Restate the material word for word and leave out anything that is a picture.
======== EXTRACTED DATA
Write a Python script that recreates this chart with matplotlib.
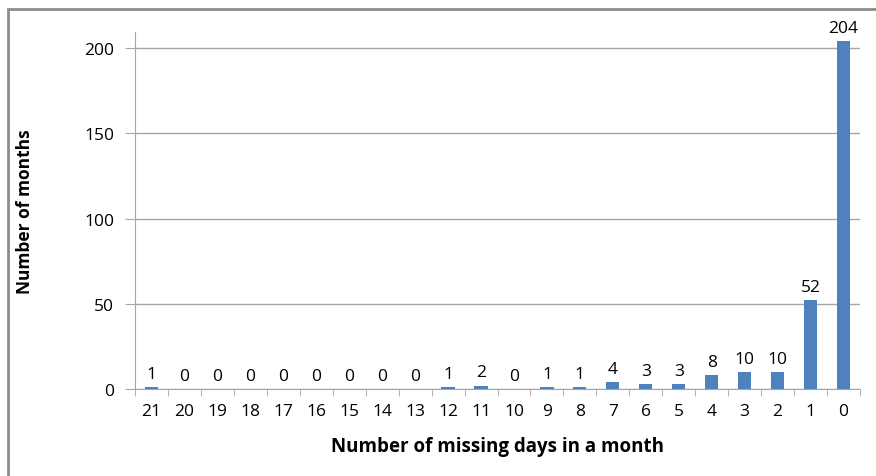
import numpy as np
import matplotlib.pyplot as plt
from matplotlib.patches import Rectangle

# Data
days = ['21', '20', '19', '18', '17', '16', '15', '14', '13', '12', '11',
        '10', '9', '8', '7', '6', '5', '4', '3', '2', '1', '0']
months = [1, 0, 0, 0, 0, 0, 0, 0, 0, 1, 2, 0, 1, 1, 4, 3, 3, 8, 10, 10, 52, 204]

plt.rcParams['font.family'] = ['Open Sans', 'DejaVu Sans']

fig = plt.figure(figsize=(8.76, 4.77), dpi=100)
ax = fig.add_axes([135 / 876, 1 - 390 / 477, 725 / 876, 357 / 477])

# outer chart border
fig.patches.append(Rectangle((8 / 876, -0.05), 1.1, 1 - 10 / 477 + 0.05,
                             transform=fig.transFigure, fill=False,
                             edgecolor='#8c8c8c', linewidth=2))

x = np.arange(len(days))
ax.bar(x, months, width=0.4, color='#4F81BD', zorder=3)

for xi, v in zip(x, months):
    ax.text(xi, v + 3, str(v), ha='center', va='bottom', fontsize=12.5)

ax.set_xlim(-0.5, len(days) - 0.5)
ax.set_ylim(0, 209.5)
ax.set_yticks([0, 50, 100, 150, 200])
ax.yaxis.grid(True, color='#a6a6a6', linewidth=1)
ax.set_axisbelow(True)

# ticks between categories
ax.set_xticks(x)
ax.set_xticklabels(days, fontsize=12.5)
ax.set_xticks(np.arange(-0.5, len(days)), minor=True)
ax.tick_params(axis='x', which='major', length=0, pad=10)
ax.tick_params(axis='x', which='minor', length=5, color='#a6a6a6', direction='out')
ax.tick_params(axis='y', length=7, color='#a6a6a6', labelsize=12.5, pad=8)

for s in ['top', 'right']:
    ax.spines[s].set_visible(False)
ax.spines['left'].set_color('#a6a6a6')
ax.spines['bottom'].set_color('#a6a6a6')

ax.set_xlabel('Number of missing days in a month', fontsize=13.5, fontweight='bold', labelpad=12)
ax.set_ylabel('Number of months', fontsize=12.5, fontweight='bold', labelpad=36)

plt.savefig('out.png', dpi=100)
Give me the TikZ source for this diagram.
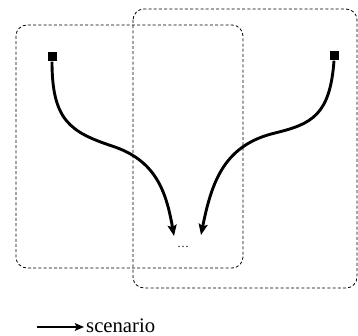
\documentclass[tikz,border=0pt]{standalone}
\usepackage{fontspec}
\setmainfont{Liberation Serif}
\usetikzlibrary{arrows.meta}
\begin{document}
\begin{tikzpicture}[x=1pt,y=-1pt,
  region/.style={draw,dashed,dash pattern=on 3pt off 2.2pt,line width=0.8pt,rounded corners=11pt},
  endbox/.style={fill=black,inner sep=0pt,minimum size=9pt},
  flow/.style={line width=2.9pt,-{Stealth[length=11pt,width=9pt,inset=2pt]}}]
\useasboundingbox (0,0) rectangle (358,336);
\draw[region] (16,25) rectangle (243,268);
\draw[region] (133,9) rectangle (357,288);
\node[endbox] (a) at (52,57) {};
\node[endbox] (b) at (334,56) {};
\node[font=\fontsize{12}{13}\selectfont] (dots) at (183,247) {\ldots};
\draw[flow] (a.south) .. controls (52,120) and (70,132) .. (112,146)
  .. controls (155,160) and (166,190) .. (174,236);
\draw[flow] (b.south) .. controls (330,115) and (312,124) .. (275,133)
  .. controls (225,145) and (212,180) .. (201,235);
\coordinate (l1) at (37,327);
\node[anchor=base west,inner sep=0pt,font=\fontsize{20.7}{23}\selectfont] (lbl) at (86,332) {scenario};
\coordinate (l2) at (84,327);
\draw[line width=2.2pt,-{Stealth[length=9pt,width=7.5pt,inset=1.5pt]}] (l1) -- (l2);
\end{tikzpicture}
\end{document}
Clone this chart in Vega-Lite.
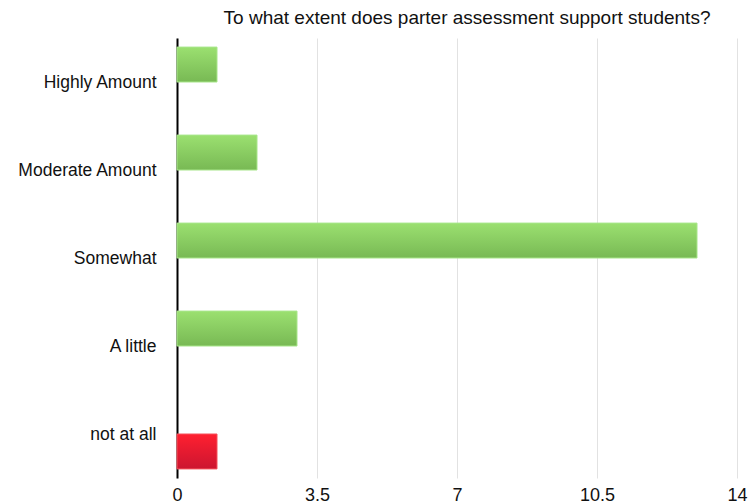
{
  "$schema": "https://vega.github.io/schema/vega-lite/v6.json",
  "autosize": "none",
  "width": 560,
  "height": 440,
  "padding": {"left": 177, "top": 38, "right": 11, "bottom": 26},
  "background": "white",
  "title": {
    "text": "To what extent does parter assessment support students?",
    "font": "Liberation Sans",
    "fontSize": 19,
    "fontWeight": "normal",
    "color": "#111111",
    "anchor": "middle",
    "dx": 10,
    "offset": 10
  },
  "config": {
    "view": {"stroke": null},
    "font": "Liberation Sans"
  },
  "data": {
    "values": [
      {"category": "Highly Amount", "series": "main", "value": 1},
      {"category": "Moderate Amount", "series": "main", "value": 2},
      {"category": "Somewhat", "series": "main", "value": 13},
      {"category": "A little", "series": "main", "value": 3},
      {"category": "not at all", "series": "none", "value": 1}
    ]
  },
  "encoding": {
    "y": {
      "field": "category",
      "type": "nominal",
      "sort": ["Highly Amount", "Moderate Amount", "Somewhat", "A little", "not at all"],
      "scale": {"paddingInner": 0, "paddingOuter": 0},
      "axis": {
        "title": null,
        "domain": true,
        "domainColor": "#000000",
        "domainWidth": 2,
        "ticks": false,
        "labelPadding": 21,
        "labelFontSize": 17.5,
        "labelColor": "#111111",
        "labelFont": "Liberation Sans",
        "labelOffset": 1
      }
    },
    "yOffset": {
      "field": "series",
      "type": "nominal",
      "scale": {"domain": ["main", "none"], "paddingInner": 0, "paddingOuter": 0.26}
    },
    "x": {
      "field": "value",
      "type": "quantitative",
      "scale": {"domain": [0, 14], "nice": false},
      "axis": {
        "title": null,
        "values": [0, 3.5, 7, 10.5, 14],
        "format": ".1~f",
        "domain": false,
        "ticks": false,
        "grid": true,
        "gridColor": "#e2e2e2",
        "gridWidth": 1,
        "labelFlush": false,
        "labelPadding": 8,
        "labelFontSize": 18,
        "labelColor": "#111111",
        "labelFont": "Liberation Sans"
      }
    }
  },
  "layer": [
    {
      "transform": [{"filter": "datum.series === 'main'"}],
      "mark": {
        "type": "bar",
        "stroke": "#a8e68a",
        "strokeWidth": 1,
        "color": {
          "x1": 0, "y1": 0, "x2": 0, "y2": 1,
          "gradient": "linear",
          "stops": [
            {"offset": 0, "color": "#9be070"},
            {"offset": 1, "color": "#78b954"}
          ]
        }
      }
    },
    {
      "transform": [{"filter": "datum.series === 'none'"}],
      "mark": {
        "type": "bar",
        "stroke": "#f5505a",
        "strokeWidth": 1,
        "color": {
          "x1": 0, "y1": 0, "x2": 0, "y2": 1,
          "gradient": "linear",
          "stops": [
            {"offset": 0, "color": "#ff2030"},
            {"offset": 1, "color": "#cc1530"}
          ]
        }
      }
    }
  ]
}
================
#### [OUTPUT FOR THIS TASK]
Write a Python script that recreates this chart with matplotlib.
import numpy as np
import matplotlib.pyplot as plt
from matplotlib.patches import Rectangle

# Data
days = ['21', '20', '19', '18', '17', '16', '15', '14', '13', '12', '11',
        '10', '9', '8', '7', '6', '5', '4', '3', '2', '1', '0']
months = [1, 0, 0, 0, 0, 0, 0, 0, 0, 1, 2, 0, 1, 1, 4, 3, 3, 8, 10, 10, 52, 204]

plt.rcParams['font.family'] = ['Open Sans', 'DejaVu Sans']

fig = plt.figure(figsize=(8.76, 4.77), dpi=100)
ax = fig.add_axes([135 / 876, 1 - 390 / 477, 725 / 876, 357 / 477])

# outer chart border
fig.patches.append(Rectangle((8 / 876, -0.05), 1.1, 1 - 10 / 477 + 0.05,
                             transform=fig.transFigure, fill=False,
                             edgecolor='#8c8c8c', linewidth=2))

x = np.arange(len(days))
ax.bar(x, months, width=0.4, color='#4F81BD', zorder=3)

for xi, v in zip(x, months):
    ax.text(xi, v + 3, str(v), ha='center', va='bottom', fontsize=12.5)

ax.set_xlim(-0.5, len(days) - 0.5)
ax.set_ylim(0, 209.5)
ax.set_yticks([0, 50, 100, 150, 200])
ax.yaxis.grid(True, color='#a6a6a6', linewidth=1)
ax.set_axisbelow(True)

# ticks between categories
ax.set_xticks(x)
ax.set_xticklabels(days, fontsize=12.5)
ax.set_xticks(np.arange(-0.5, len(days)), minor=True)
ax.tick_params(axis='x', which='major', length=0, pad=10)
ax.tick_params(axis='x', which='minor', length=5, color='#a6a6a6', direction='out')
ax.tick_params(axis='y', length=7, color='#a6a6a6', labelsize=12.5, pad=8)

for s in ['top', 'right']:
    ax.spines[s].set_visible(False)
ax.spines['left'].set_color('#a6a6a6')
ax.spines['bottom'].set_color('#a6a6a6')

ax.set_xlabel('Number of missing days in a month', fontsize=13.5, fontweight='bold', labelpad=12)
ax.set_ylabel('Number of months', fontsize=12.5, fontweight='bold', labelpad=36)

plt.savefig('out.png', dpi=100)
Give me the TikZ source for this diagram.
\documentclass[tikz,border=0pt]{standalone}
\usepackage{fontspec}
\setmainfont{Liberation Serif}
\usetikzlibrary{arrows.meta}
\begin{document}
\begin{tikzpicture}[x=1pt,y=-1pt,
  region/.style={draw,dashed,dash pattern=on 3pt off 2.2pt,line width=0.8pt,rounded corners=11pt},
  endbox/.style={fill=black,inner sep=0pt,minimum size=9pt},
  flow/.style={line width=2.9pt,-{Stealth[length=11pt,width=9pt,inset=2pt]}}]
\useasboundingbox (0,0) rectangle (358,336);
\draw[region] (16,25) rectangle (243,268);
\draw[region] (133,9) rectangle (357,288);
\node[endbox] (a) at (52,57) {};
\node[endbox] (b) at (334,56) {};
\node[font=\fontsize{12}{13}\selectfont] (dots) at (183,247) {\ldots};
\draw[flow] (a.south) .. controls (52,120) and (70,132) .. (112,146)
  .. controls (155,160) and (166,190) .. (174,236);
\draw[flow] (b.south) .. controls (330,115) and (312,124) .. (275,133)
  .. controls (225,145) and (212,180) .. (201,235);
\coordinate (l1) at (37,327);
\node[anchor=base west,inner sep=0pt,font=\fontsize{20.7}{23}\selectfont] (lbl) at (86,332) {scenario};
\coordinate (l2) at (84,327);
\draw[line width=2.2pt,-{Stealth[length=9pt,width=7.5pt,inset=1.5pt]}] (l1) -- (l2);
\end{tikzpicture}
\end{document}
Clone this chart in Vega-Lite.
{
  "$schema": "https://vega.github.io/schema/vega-lite/v6.json",
  "autosize": "none",
  "width": 560,
  "height": 440,
  "padding": {"left": 177, "top": 38, "right": 11, "bottom": 26},
  "background": "white",
  "title": {
    "text": "To what extent does parter assessment support students?",
    "font": "Liberation Sans",
    "fontSize": 19,
    "fontWeight": "normal",
    "color": "#111111",
    "anchor": "middle",
    "dx": 10,
    "offset": 10
  },
  "config": {
    "view": {"stroke": null},
    "font": "Liberation Sans"
  },
  "data": {
    "values": [
      {"category": "Highly Amount", "series": "main", "value": 1},
      {"category": "Moderate Amount", "series": "main", "value": 2},
      {"category": "Somewhat", "series": "main", "value": 13},
      {"category": "A little", "series": "main", "value": 3},
      {"category": "not at all", "series": "none", "value": 1}
    ]
  },
  "encoding": {
    "y": {
      "field": "category",
      "type": "nominal",
      "sort": ["Highly Amount", "Moderate Amount", "Somewhat", "A little", "not at all"],
      "scale": {"paddingInner": 0, "paddingOuter": 0},
      "axis": {
        "title": null,
        "domain": true,
        "domainColor": "#000000",
        "domainWidth": 2,
        "ticks": false,
        "labelPadding": 21,
        "labelFontSize": 17.5,
        "labelColor": "#111111",
        "labelFont": "Liberation Sans",
        "labelOffset": 1
      }
    },
    "yOffset": {
      "field": "series",
      "type": "nominal",
      "scale": {"domain": ["main", "none"], "paddingInner": 0, "paddingOuter": 0.26}
    },
    "x": {
      "field": "value",
      "type": "quantitative",
      "scale": {"domain": [0, 14], "nice": false},
      "axis": {
        "title": null,
        "values": [0, 3.5, 7, 10.5, 14],
        "format": ".1~f",
        "domain": false,
        "ticks": false,
        "grid": true,
        "gridColor": "#e2e2e2",
        "gridWidth": 1,
        "labelFlush": false,
        "labelPadding": 8,
        "labelFontSize": 18,
        "labelColor": "#111111",
        "labelFont": "Liberation Sans"
      }
    }
  },
  "layer": [
    {
      "transform": [{"filter": "datum.series === 'main'"}],
      "mark": {
        "type": "bar",
        "stroke": "#a8e68a",
        "strokeWidth": 1,
        "color": {
          "x1": 0, "y1": 0, "x2": 0, "y2": 1,
          "gradient": "linear",
          "stops": [
            {"offset": 0, "color": "#9be070"},
            {"offset": 1, "color": "#78b954"}
          ]
        }
      }
    },
    {
      "transform": [{"filter": "datum.series === 'none'"}],
      "mark": {
        "type": "bar",
        "stroke": "#f5505a",
        "strokeWidth": 1,
        "color": {
          "x1": 0, "y1": 0, "x2": 0, "y2": 1,
          "gradient": "linear",
          "stops": [
            {"offset": 0, "color": "#ff2030"},
            {"offset": 1, "color": "#cc1530"}
          ]
        }
      }
    }
  ]
}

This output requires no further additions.